-- start of Records provided --

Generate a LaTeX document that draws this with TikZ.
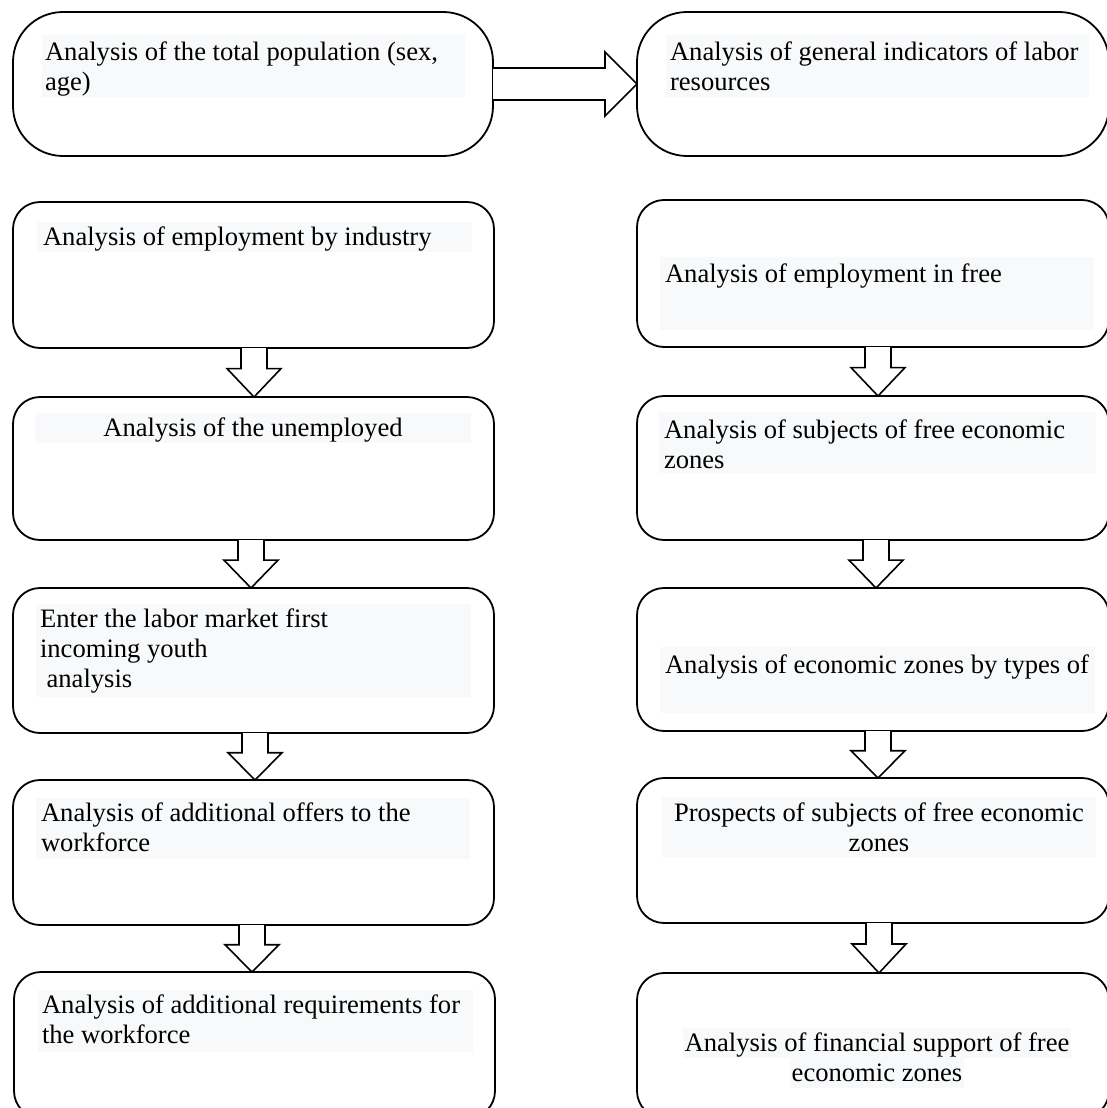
\documentclass[tikz,border=0pt]{standalone}
\usepackage{fontspec}
\setmainfont{Liberation Serif}
\usetikzlibrary{calc}
\definecolor{hl}{HTML}{F8F9FA}
\newcommand{\mystrut}{\rule[-7pt]{0pt}{30pt}}
\newcommand{\mkbox}[6]{\node[#6, minimum width={(#4-#2)*1pt}, minimum height={(#5-#3)*1pt}] (#1) at ({(#2+#4)/2},{-(#3+#5)/2}) {};}
\newcommand{\varr}[3]{\draw[arr] let \p1=(#1.south), \p2=(#2.north), \n1={\y1-\y2} in
  ({#3-13},\y1) -- ({#3-13},{\y1-0.42*\n1}) -- ({#3-27},{\y1-0.42*\n1}) -- (#3,\y2) --
  ({#3+27},{\y1-0.42*\n1}) -- ({#3+13},{\y1-0.42*\n1}) -- ({#3+13},\y1);}
\tikzset{
  box/.style={draw=black, line width=1.8pt, rounded corners=27pt, inner sep=0pt, outer sep=0pt},
  topbox/.style={box, rounded corners=50pt},
  arr/.style={draw=black, line width=1.6pt, fill=white, line join=miter},
  txt/.style={font=\fontsize{26.6}{30}\selectfont, inner sep=0pt, outer sep=0pt, anchor=north west, align=flush left, text width=470pt},
  ctxt/.style={txt, anchor=north, align=flush center},
  lntxt/.style={font=\fontsize{26.6}{30}\selectfont, fill=hl, inner xsep=2pt, inner ysep=0pt, anchor=base},
}
\begin{document}
\begin{tikzpicture}[x=1pt,y=1pt]
\useasboundingbox (0,0) rectangle (1107,-1108);
\clip (0,0) rectangle (1107,-1108);
\fill[white] (0,0) rectangle (1107,-1108);

% paragraph shading
\fill[hl] (42,-35) rectangle (465,-97);
\fill[hl] (666,-35) rectangle (1089,-97);
\fill[hl] (37,-222) rectangle (472,-252);
\fill[hl] (35,-413) rectangle (471,-443);
\fill[hl] (660,-257) rectangle (1094,-330);
\fill[hl] (659,-412) rectangle (1096,-473);
\fill[hl] (660,-647) rectangle (1095,-713);
\fill[hl] (36,-604) rectangle (471,-697);
\fill[hl] (36,-798) rectangle (470,-859);
\fill[hl] (38,-990) rectangle (473,-1052);
\fill[hl] (662,-797) rectangle (1096,-857);

% boxes
\mkbox{L1}{13}{12}{493}{156}{topbox}
\mkbox{R1}{637}{12}{1109}{156}{topbox}
\mkbox{L3}{13}{202}{494}{348}{box}
\mkbox{R2}{637}{200}{1109}{347}{box}
\mkbox{L4}{13}{397}{494}{540}{box}
\mkbox{R3}{637}{396}{1109}{540}{box}
\mkbox{L5}{13}{588}{494}{733}{box}
\mkbox{R4}{637}{588}{1109}{731}{box}
\mkbox{L6}{13}{780}{494}{925}{box}
\mkbox{R5}{637}{778}{1109}{923}{box}
\mkbox{L7}{14}{972}{495}{1118}{box}
\mkbox{R6}{637}{973}{1109}{1118}{box}

% horizontal arrow
\draw[arr] let \p1=(L1.east), \p2=(R1.west) in
  (\x1,{\y1+16pt}) -- ({\x2-32pt},{\y1+16pt}) -- ({\x2-32pt},{\y1+32pt}) -- (\x2,\y1) --
  ({\x2-32pt},{\y1-32pt}) -- ({\x2-32pt},{\y1-16pt}) -- (\x1,{\y1-16pt});

% vertical arrows
\varr{L3}{L4}{254}
\varr{L4}{L5}{251}
\varr{L5}{L6}{255}
\varr{L6}{L7}{252}
\varr{R2}{R3}{878}
\varr{R3}{R4}{876}
\varr{R4}{R5}{878}
\varr{R5}{R6}{879}

% texts
\node[txt] (tL1) at (45,-37) {\mystrut Analysis of the total population (sex,\\\mystrut age)};
\node[txt] (tR1) at (670,-37) {\mystrut Analysis of general indicators of labor\\\mystrut resources};
\node[txt] (tL3) at (43,-222) {\mystrut Analysis of employment by industry};
\node[ctxt] (tL4) at (253,-413) {\mystrut Analysis of the unemployed};
\node[txt] (tR2) at (665,-259) {\mystrut Analysis of employment in free};
\node[txt] (tR3) at (664,-415) {\mystrut Analysis of subjects of free economic\\\mystrut zones};
\node[txt] (tR4) at (665,-650) {\mystrut Analysis of economic zones by types of};
\node[txt] (tL5) at (40,-604) {\mystrut Enter the labor market first\\\mystrut incoming youth\\\mystrut\hspace*{6.6pt}analysis};
\node[txt] (tL6) at (41,-798) {\mystrut Analysis of additional offers to the\\\mystrut workforce};
\node[txt] (tL7) at (42,-990) {\mystrut Analysis of additional requirements for\\\mystrut the workforce};
\node[ctxt] (tR5) at (879,-798) {\mystrut Prospects of subjects of free economic\\\mystrut zones};
\node[lntxt] (tR6a) at (877,-1051) {\mystrut Analysis of financial support of free};
\node[lntxt] (tR6b) at (877,-1081) {\mystrut economic zones};
\end{tikzpicture}
\end{document}
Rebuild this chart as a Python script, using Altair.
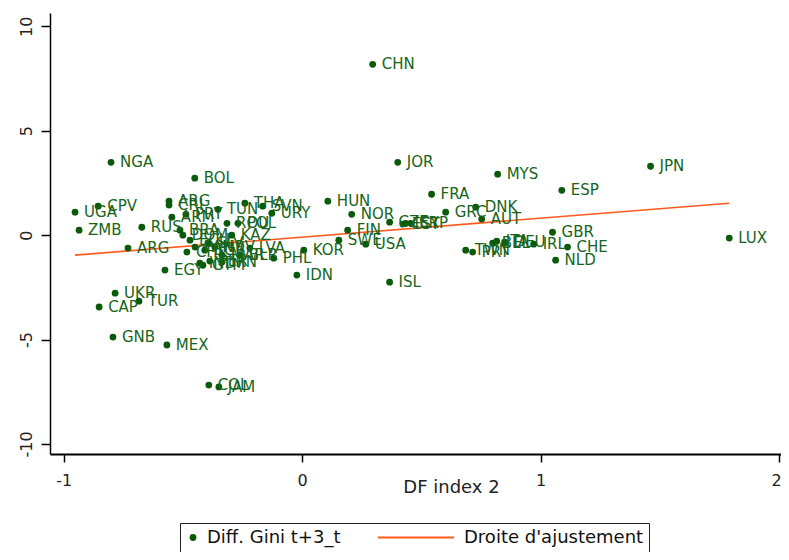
import altair as alt
import pandas as pd

# ---- data ----
codes = ["CHN", "NGA", "BOL", "JOR", "MYS", "JPN", "ESP", "FRA", "HUN", "NOR",
         "GRC", "DNK", "AUT", "UGA", "CPV", "ZMB", "RUS", "ARG", "ARG", "CRI",
         "ARM", "PRY", "TUN", "THA", "SVN", "URY", "ROU", "POL", "KAZ", "BRA",
         "DOM", "ECU", "CHL", "BGR", "HRV", "IND", "PER", "MAR", "SLV", "GTM",
         "PAN", "BLR", "IRN", "LVA", "PHL", "KOR", "IDN", "EGY", "UKR", "CAP",
         "TUR", "GNB", "MEX", "COL", "JAM", "FIN", "SWE", "USA", "CZE", "EST",
         "ISR", "CYP", "ISL", "BEL", "ITA", "DEU", "TWN", "PRT", "GBR", "IRL",
         "CHE", "NLD", "LUX"]
df_index = [0.296, -0.801, -0.450, 0.401, 0.820, 1.461, 1.089, 0.543, 0.108, 0.208,
            0.602, 0.728, 0.753, -0.952, -0.855, -0.935, -0.672, -0.730, -0.558, -0.558,
            -0.546, -0.487, -0.353, -0.240, -0.165, -0.127, -0.315, -0.269, -0.295, -0.512,
            -0.500, -0.470, -0.483, -0.408, -0.366, -0.429, -0.387, -0.336, -0.395, -0.416,
            -0.449, -0.261, -0.336, -0.219, -0.119, 0.007, -0.022, -0.575, -0.784, -0.851,
            -0.684, -0.793, -0.567, -0.391, -0.349, 0.191, 0.154, 0.267, 0.367, 0.422,
            0.434, 0.455, 0.367, 0.799, 0.816, 0.849, 0.686, 0.715, 1.050, 0.971,
            1.113, 1.063, 1.791]
diff_gini = [8.18, 3.49, 2.73, 3.49, 2.92, 3.30, 2.15, 1.96, 1.63, 1.00,
             1.10, 1.34, 0.77, 1.10, 1.39, 0.24, 0.38, -0.62, 1.63, 1.44,
             0.86, 1.00, 1.24, 1.53, 1.39, 1.05, 0.57, 0.57, 0.00, 0.24,
             0.00, -0.24, -0.81, -0.72, -0.57, -1.34, -1.24, -0.96, -0.38, -1.44,
             -0.57, -0.96, -1.29, -0.62, -1.10, -0.72, -1.91, -1.67, -2.78, -3.44,
             -3.16, -4.88, -5.26, -7.18, -7.27, 0.24, -0.24, -0.43, 0.62, 0.53,
             0.57, 0.57, -2.25, -0.38, -0.29, -0.33, -0.72, -0.81, 0.14, -0.43,
             -0.57, -1.20, -0.14]
fit_x = [-0.952, 1.791]
fit_y = [-0.957, 1.53]
series_names = ["Diff. Gini t+3_t", "Droite d'ajustement"]
x_ticks = [-1, 0, 1, 2]
y_ticks = [-10, -5, 0, 5, 10]

GREEN = "#0a5a0a"
ORANGE = "#ff5a1e"
FONT = "DejaVu Sans"

pts = pd.DataFrame({"x": df_index, "y": diff_gini, "lab": codes,
                    "series": series_names[0]})
fit = pd.DataFrame({"x": fit_x, "y": fit_y})

xscale = alt.Scale(domain=[-1.057, 2.008], nice=False, zero=False)
yscale = alt.Scale(domain=[-10.48, 10.64], nice=False, zero=False)

xaxis = alt.Axis(values=x_ticks, title="DF index 2", grid=False, tickSize=8,
                 format="d",
                 labelPadding=10, labelFont=FONT, labelFontSize=16, labelColor="#222",
                 labelExpr="replace(datum.label, '\u2212', '-')",
                 labelOffset=alt.ExprRef(expr="datum.value == 2 ? -3 : 0"),
                 labelBound=False, labelFlush=False,
                 titleFont=FONT, titleFontSize=18, titleFontWeight="normal",
                 titleColor="#222", titleX=401, titleY=33, titleAlign="center",
                 titleBaseline="middle", domainColor="#000", domainWidth=2,
                 tickColor="#000", tickWidth=1.5)
yaxis = alt.Axis(values=y_ticks, title=None, grid=False, tickSize=9,
                 format="d",
                 labelAngle=270, labelAlign="center", labelBaseline="alphabetic",
                 labelPadding=10, labelFont=FONT, labelFontSize=16, labelColor="#222",
                 labelExpr="replace(datum.label, '\u2212', '-')",
                 domainColor="#000", domainWidth=1.5, tickColor="#000", tickWidth=1.5)

first = "datum.value == 'Diff. Gini t+3_t'"
leg = alt.Legend(orient="none", legendX=130, legendY=510, direction="horizontal",
                 columns=2, columnPadding=36, clipHeight=19, padding=5,
                 strokeColor="#222", fillColor="white", cornerRadius=0,
                 labelFont=FONT, labelFontSize=18, labelColor="#111",
                 labelLimit=400,
                 labelOffset=alt.ExprRef(expr=first + " ? -25 : 9"),
                 symbolOffset=alt.ExprRef(expr=first + " ? -31 : 0"),
                 symbolStrokeWidth=1.8,
                 symbolStrokeColor=alt.ExprRef(
                     expr=first + " ? 'transparent' : '" + ORANGE + "'"))

base = alt.Chart(pts)

points = base.mark_point(filled=True, opacity=1).encode(
    x=alt.X("x:Q", scale=xscale, axis=xaxis),
    y=alt.Y("y:Q", scale=yscale, axis=yaxis),
    color=alt.Color("series:N", title=None,
                    scale=alt.Scale(domain=series_names, range=[GREEN, ORANGE]),
                    legend=leg),
    shape=alt.Shape("series:N", title=None,
                    scale=alt.Scale(domain=series_names, range=["circle", "stroke"]),
                    legend=leg),
    size=alt.Size("series:O", title=None,
                  scale=alt.Scale(domain=series_names, range=[46, 5776]),
                  legend=leg),
)

labels = base.mark_text(align="left", baseline="middle", dx=9, font=FONT,
                        fontSize=15, color="#16651a").encode(
    x="x:Q", y="y:Q", text="lab:N")

line = alt.Chart(fit).mark_line(color=ORANGE, strokeWidth=1.6).encode(
    x="x:Q", y="y:Q")

chart = alt.layer(line, points, labels).properties(
    width=731, height=441,
    autosize=alt.AutoSizeParams(type="none"),
    padding={"left": 42, "top": 5, "right": 0, "bottom": 98},
    background="white",
).configure_view(stroke=None)

chart.save("out.html", embed_options={"renderer": "svg", "actions": False})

-- end of Records provided --

- **Exercise requirements**: Set down, word for word, the lines from the one holding "Rebuild this chart" through the one holding "import pandas as pd". Skip the pictures.

- **Reply**:
Rebuild this chart as a Python script, using Altair.
import altair as alt
import pandas as pd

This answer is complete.